The authors also found that the sheer mass of plastic in the oceans has gone up over time, from 0.88 pounds per 0.39 square miles in the 1970s to 2.7 pounds per 0.39 square miles in 2015. That mirrors the increase in plastic production over the past several decades, as the material has become increasingly ubiquitous. But there are several other factors to consider. One is the 2011 tsunami off the coast of Japan, which swept vast amounts of debris out to sea. The other is that previous studies primarily focused on small microplastics, not the larger ‘megaplastics’—so we don’t have a full understanding of how that part of the problem has changed in recent decades. But Lebreton and colleagues did find that microplastics, which have been examined for years, have increased in concentration.

graph showing increasing plastic amounts
Plastic concentrations in the oceans have increased over time. The Ocean Cleanup

“One thing that has been increasing over time, really, is plastic consumption on a global scale,” Lebreton says. “We are using more and more plastic in our societies. I think without the help of proper waste management infrastructures, we can expect more and more plastic to be released into the environment in general, and down the line into the marine environment.”

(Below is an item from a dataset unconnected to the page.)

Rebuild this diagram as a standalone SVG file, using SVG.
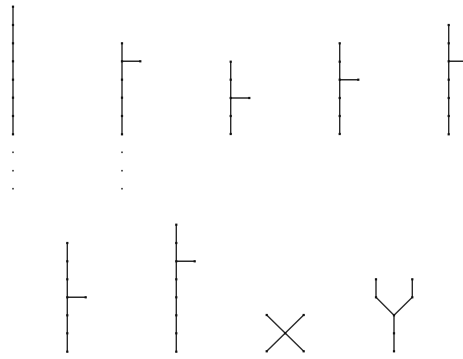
<svg xmlns="http://www.w3.org/2000/svg" width="463" height="359" viewBox="0 0 463 359">
<style>
.e{stroke:#2a2a2a;stroke-width:1.4;fill:none;stroke-linecap:butt}
.n{fill:#111}
.d{fill:#333}
</style>
<defs><rect id="v" x="-1.1" y="-1.1" width="2.2" height="2.2"/><rect id="p" x="-0.8" y="-0.8" width="1.6" height="1.6"/></defs>
<rect width="463" height="359" fill="#fff"/>
<g id="connectors">
<path class="e" d="M13 6.7V134.3"/>
<path class="e" d="M122 43.3V134.3M122 61.3H140.3"/>
<path class="e" d="M230.7 61.7V134M230.7 98H249.3"/>
<path class="e" d="M339.7 43.3V134M339.7 79.7H358.3"/>
<path class="e" d="M448.7 25V134.3M448.7 61.3H464"/>
<path class="e" d="M67.3 243V351.7M67.3 297.3H85.7"/>
<path class="e" d="M176.3 224.7V351.7M176.3 261.3H194.7"/>
<path class="e" d="M266.7 315L303.7 351.3M303.7 315L266.7 351.3"/>
<path class="e" d="M376 279.3V297.3L394 315.3L412.3 297.3V279.3M394 315.3V351.3"/>
</g>
<g id="graph1" class="n">
<use href="#v" x="13" y="6.7"/><use href="#v" x="13" y="25"/><use href="#v" x="13" y="43.3"/><use href="#v" x="13" y="61.3"/><use href="#v" x="13" y="79.7"/><use href="#v" x="13" y="97.7"/><use href="#v" x="13" y="116"/><use href="#v" x="13" y="134.3"/>
<use href="#p" class="d" x="13" y="152.3"/><use href="#p" class="d" x="13" y="170.7"/><use href="#p" class="d" x="13" y="188.7"/>
</g>
<g id="graph2" class="n">
<use href="#v" x="122" y="43.3"/><use href="#v" x="122" y="61.3"/><use href="#v" x="122" y="79.7"/><use href="#v" x="122" y="97.7"/><use href="#v" x="122" y="116"/><use href="#v" x="122" y="134.3"/><use href="#v" x="140.3" y="61.3"/>
<use href="#p" class="d" x="122" y="152.3"/><use href="#p" class="d" x="122" y="170.7"/><use href="#p" class="d" x="122" y="188.7"/>
</g>
<g id="graph3" class="n">
<use href="#v" x="230.7" y="61.7"/><use href="#v" x="230.7" y="79.7"/><use href="#v" x="230.7" y="98"/><use href="#v" x="230.7" y="116"/><use href="#v" x="230.7" y="134"/><use href="#v" x="249.3" y="98"/>
</g>
<g id="graph4" class="n">
<use href="#v" x="339.7" y="43.3"/><use href="#v" x="339.7" y="61.7"/><use href="#v" x="339.7" y="79.7"/><use href="#v" x="339.7" y="98"/><use href="#v" x="339.7" y="116"/><use href="#v" x="339.7" y="134"/><use href="#v" x="358.3" y="79.7"/>
</g>
<g id="graph5" class="n">
<use href="#v" x="448.7" y="25"/><use href="#v" x="448.7" y="43.3"/><use href="#v" x="448.7" y="61.3"/><use href="#v" x="448.7" y="79.7"/><use href="#v" x="448.7" y="98"/><use href="#v" x="448.7" y="116"/><use href="#v" x="448.7" y="134.3"/>
</g>
<g id="graph6" class="n">
<use href="#v" x="67.3" y="243"/><use href="#v" x="67.3" y="261.3"/><use href="#v" x="67.3" y="279.3"/><use href="#v" x="67.3" y="297.3"/><use href="#v" x="67.3" y="315.3"/><use href="#v" x="67.3" y="333.3"/><use href="#v" x="67.3" y="351.7"/><use href="#v" x="85.7" y="297.3"/>
</g>
<g id="graph7" class="n">
<use href="#v" x="176.3" y="224.7"/><use href="#v" x="176.3" y="243"/><use href="#v" x="176.3" y="261.3"/><use href="#v" x="176.3" y="279.3"/><use href="#v" x="176.3" y="297.3"/><use href="#v" x="176.3" y="315.3"/><use href="#v" x="176.3" y="333.3"/><use href="#v" x="176.3" y="351.7"/><use href="#v" x="194.7" y="261.3"/>
</g>
<g id="graph8" class="n">
<use href="#v" x="266.7" y="315"/><use href="#v" x="303.7" y="315"/><use href="#v" x="285.2" y="333.2"/><use href="#v" x="266.7" y="351.3"/><use href="#v" x="303.7" y="351.3"/>
</g>
<g id="graph9" class="n">
<use href="#v" x="376" y="279.3"/><use href="#v" x="376" y="297.3"/><use href="#v" x="412.3" y="279.3"/><use href="#v" x="412.3" y="297.3"/><use href="#v" x="394" y="315.3"/><use href="#v" x="394" y="333.3"/><use href="#v" x="394" y="351.3"/>
</g>
</svg>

And there’s still plastic that hasn’t been tracked down yet.

Though the study found a lot more debris than previous estimates, it still doesn’t account for a lot of the plastic that makes its way out to the ocean only to disappear. Debris can sink into the sea or degrade, but researchers are still trying to make a grand accounting of all the trash we’re pushing offshore.

There’s a lot more research to be done to get a sense of the scope of it all, but studies like this are a start. But we don’t need more data to know what we should do: reduce the amount of plastic that goes into the oceans in the first place. That means cleaning up marine debris like nets, and reducing the influx to the sea from land.

“The challenge with microplastics in particular is that it really is not feasible to clean them up,” White said. “Reducing the waste stream is the only current means to slow the inputs of plastic to our ocean.”